On se souvient comment Jacob avait usurpé la bénédiction de son père Isaac en se faisant passer pour son frère aîné (et néanmoins jumeau) Ésaü. Et comment il avait dû fuir au loin chez son oncle Laban pour éviter la vengeance d’Ésaü. Vingt ans plus tard, les deux frères ennemis consentent à se revoir. Mais Jacob, apprenant que son frère marche vers lui avec 400 hommes, est saisi d’angoisse. Il envoie en éclaireurs ses serviteurs, avec beaucoup de bétail à offrir, et il prie le Seigneur Dieu pour qu’Ésaü ne le frappe pas, lui et sa famille.
Au gué du Yabboq, juste avant de pénétrer à nouveau dans la terre de ses ancêtres, mais aussi juste avant la rencontre redoutée, Jacob doit lutter toute la nuit contre un homme qui garde le passage. Ils se roulent longuement dans la poussière et Jacob finit par vaincre cet inconnu. Intrigué quand même, Jacob implore sa bénédiction. La réponse de l’inconnu est une véritable révélation : « On t’appellera Israël car tu as lutté contre Dieu et contre les hommes et tu l’as emporté. »
Ainsi l’homme vaincu était Dieu. Ce très vieux texte de la Genèse nous fait remarquer que lorsqu’on s’attaque à un homme et le bat, on s’attaque à Dieu lui-même, sans qu’on le reconnaisse nécessairement. Mais il veut aussi mettre en garde le peuple d’Israël qui est identifié ici à Jacob : Dieu n’est pas toujours du côté du peuple élu. Dans les moments difficiles, il est aussi du côté de cet homme, ou de cet autre peuple, qu’Israël a combattu et vaincu.
Dans la suite du récit, Jacob retrouve Ésaü et la rencontre se passe fort bien : les deux frères s’étreignent et s’embrassent, ils font la paix. Et Jacob, dans son émotion, confond la face de son frère et la face de Dieu qu’il a combattu toute la nuit. Il s’attendait à une lutte terrible avec son frère. Et la lutte s’est produite avec un autre, au gué du Yabbok. Mais était-il vraiment un autre ? Dans la tête un peu troublée de Jacob, cet inconnu était Dieu, mais il était aussi son frère, celui qu’il a roulé en usurpant sa bénédiction, et que, 20 ans plus tard, il a à nouveau roulé dans la poussière et imploré finalement pour une bénédiction.
Beaucoup se demandent qui est Dieu, que fait-il, comment intervient-il parmi les hommes ? Tous les récits bibliques évitent les réponses trop faciles et qui ne seraient pas pertinentes.

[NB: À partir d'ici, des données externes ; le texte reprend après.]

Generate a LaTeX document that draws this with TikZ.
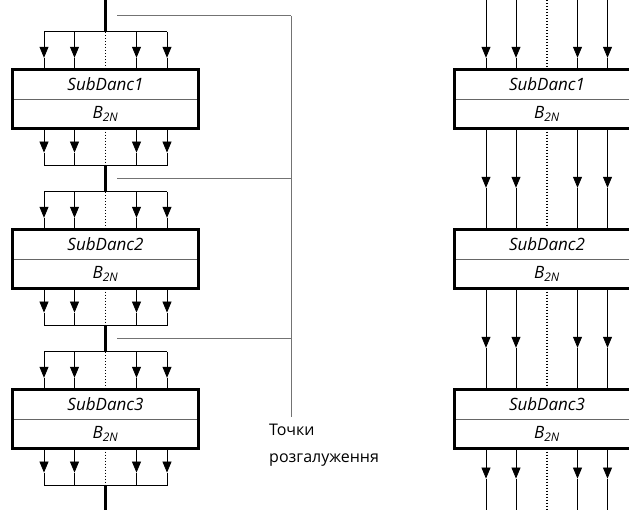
\documentclass[tikz,border=0pt]{standalone}
\usepackage{fontspec}
\setmainfont{Open Sans}
\usetikzlibrary{positioning,calc,arrows.meta}

\tikzset{
	half/.style={rectangle, minimum width=185pt, minimum height=29pt, inner sep=0pt,
		font=\fontsize{17}{19}\selectfont\itshape},
	rama/.style={line width=2.7pt},
	shyna/.style={line width=2.8pt},
	tonka/.style={line width=0.8pt},
	strilka/.style={tonka, -{Triangle[length=11pt,width=9pt]}},
	krapky/.style={line width=1.5pt, dash pattern=on 1.5pt off 1.5pt},
	vidvid/.style={line width=0.8pt, black!55},
}

\begin{document}
\begin{tikzpicture}[x=1pt,y=1pt]
	\useasboundingbox (0,0) rectangle (629,510);
	% left chain of SubDanc blocks
	\foreach \i/\t in {1/440,2/280,3/120}{
		\node[half] (s\i) at (105.5,\t-14.5) {SubDanc\i};
		\node[half,below=0pt of s\i] (b\i) {B\textsubscript{2N}};
		\draw[tonka,black!60] (s\i.south west) -- (s\i.south east);
		\draw[rama] (s\i.north west) rectangle (b\i.south east);
		\coordinate (in\i) at ($(s\i.north)+(0,38)$);
		\coordinate (out\i) at ($(b\i.south)+(0,-37)$);
		\draw[tonka] ($(in\i)+(-61.5,0)$) -- ($(in\i)+(61.5,0)$);
		\draw[tonka] ($(out\i)+(-61.5,0)$) -- ($(out\i)+(61.5,0)$);
		\foreach \d in {-61.5,-31,31,61.5}{
			\draw[strilka] ($(in\i)+(\d,0)$) -- ($(s\i.north)+(\d,12)$);
			\draw[tonka] ($(s\i.north)+(\d,12)$) -- ($(s\i.north)+(\d,0)$);
			\draw[strilka] ($(b\i.south)+(\d,0)$) -- ($(b\i.south)+(\d,-24)$);
			\draw[tonka] ($(b\i.south)+(\d,-24)$) -- ($(out\i)+(\d,0)$);
		}
		\draw[krapky] (in\i) -- (s\i.north);
		\draw[krapky] (b\i.south) -- (out\i);
	}
	% common bus
	\coordinate (top) at (105.5,510);
	\coordinate (bot) at (105.5,0);
	\draw[shyna] (top) -- (in1);
	\draw[shyna] (out1) -- (in2);
	\draw[shyna] (out2) -- (in3);
	\draw[shyna] (out3) -- (bot);
	% branch points
	\coordinate (g1) at ($(top)!0.5!(in1)$);
	\coordinate (g2) at ($(out1)!0.5!(in2)$);
	\coordinate (g3) at ($(out2)!0.5!(in3)$);
	\coordinate (zbir) at (291,93);
	\foreach \i in {1,2,3}
		\draw[vidvid] ($(g\i)+(11.5,0)$) -- (g\i -| zbir);
	\draw[vidvid] (g1 -| zbir) -- (zbir);
	\node[inner sep=0pt, anchor=base west, font=\fontsize{16}{18}\selectfont] (tochky) at (269,74) {Точки};
	\node[inner sep=0pt, anchor=base west, font=\fontsize{16}{18}\selectfont] (rozg)
		at ($(tochky.base west)+(0,-27)$) {розгалуження};

	% right chain, lines run straight through
	\foreach \i/\t in {1/440,2/280,3/120}{
		\node[half] (rs\i) at (547,\t-14.5) {SubDanc\i};
		\node[half,below=0pt of rs\i] (rb\i) {B\textsubscript{2N}};
		\draw[tonka,black!60] (rs\i.south west) -- (rs\i.south east);
		\draw[rama] (rs\i.north west) rectangle (rb\i.south east);
	}
	\coordinate (rtop) at (547,510);
	\coordinate (rbot) at (547,0);
	\foreach \d in {-61,-31,30.5,60.5}{
		\draw[strilka] ($(rtop)+(\d,0)$) -- ($(rs1.north)+(\d,12)$);
		\draw[tonka] ($(rs1.north)+(\d,12)$) -- ($(rs1.north)+(\d,0)$);
		\draw[strilka] ($(rb1.south)+(\d,0)$) -- ($(rs2.north)+(\d,42)$);
		\draw[tonka] ($(rs2.north)+(\d,42)$) -- ($(rs2.north)+(\d,0)$);
		\draw[strilka] ($(rb2.south)+(\d,0)$) -- ($(rs3.north)+(\d,42)$);
		\draw[tonka] ($(rs3.north)+(\d,42)$) -- ($(rs3.north)+(\d,0)$);
		\draw[strilka] ($(rb3.south)+(\d,0)$) -- ($(rb3.south)+(\d,-30)$);
		\draw[tonka] ($(rb3.south)+(\d,-30)$) -- ($(rbot)+(\d,0)$);
	}
	\draw[krapky] (rtop) -- (rs1.north);
	\draw[krapky] (rb1.south) -- (rs2.north);
	\draw[krapky] (rb2.south) -- (rs3.north);
	\draw[krapky] (rb3.south) -- (rbot);
\end{tikzpicture}
\end{document}
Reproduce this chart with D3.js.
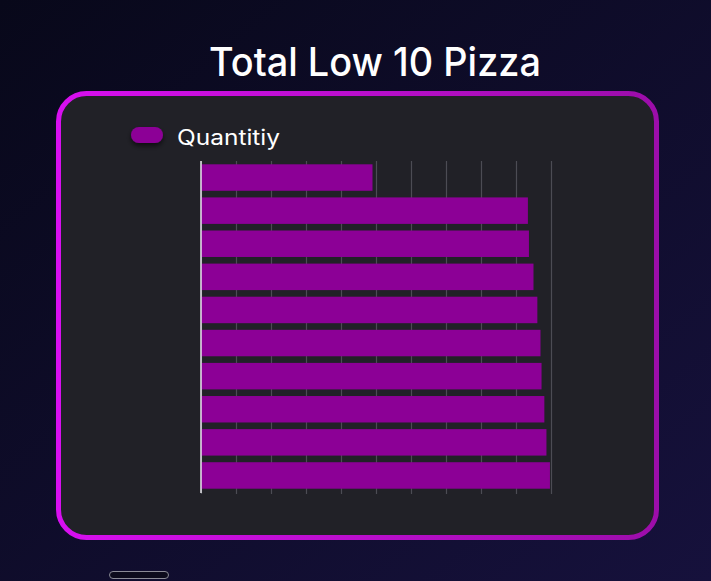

Parce que Dieu ne se laisse pas décrire par l’intelligence humaine. La longue tradition biblique a eu l’intuition de Dieu, ce que nous appelons la révélation. Ici, la Bible nous révèle que Dieu se rencontre dans le frère que nous avons trompé, dans celui que nous avons roulé dans la poussière et qui a eu du mal à se relever. Dieu n’est pas toujours avec nous, pour nous secourir, nous aider à franchir les obstacles, accéder à nos prières. Il est aussi parfois contre nous et avec l’autre, celui que nous avons combattu toute la nuit parce qu’il nous barrait le chemin de notre terre. Récit paradoxal. Il arrive que Dieu ne puisse être appréhendé autrement que par des paradoxes. Les auteurs de ce récit plus que millénaire le savaient bien.
PS : Je suis allé au gué du Yabbok (actuellement le Nahr-az-Zarka en Jordanie). Il n’y a plus beaucoup d’eau. Je n’ai vu ni homme ni Dieu. Mais j’ai revécu cet épisode biblique. Il m’a rappelé que parfois, devant les difficultés, Dieu nous tombe dessus aux pires moments de la nuit. Mais lorsque l’aurore se lève enfin, tout redevient calme et radieux. La paix est revenue. Dieu s’est révélé.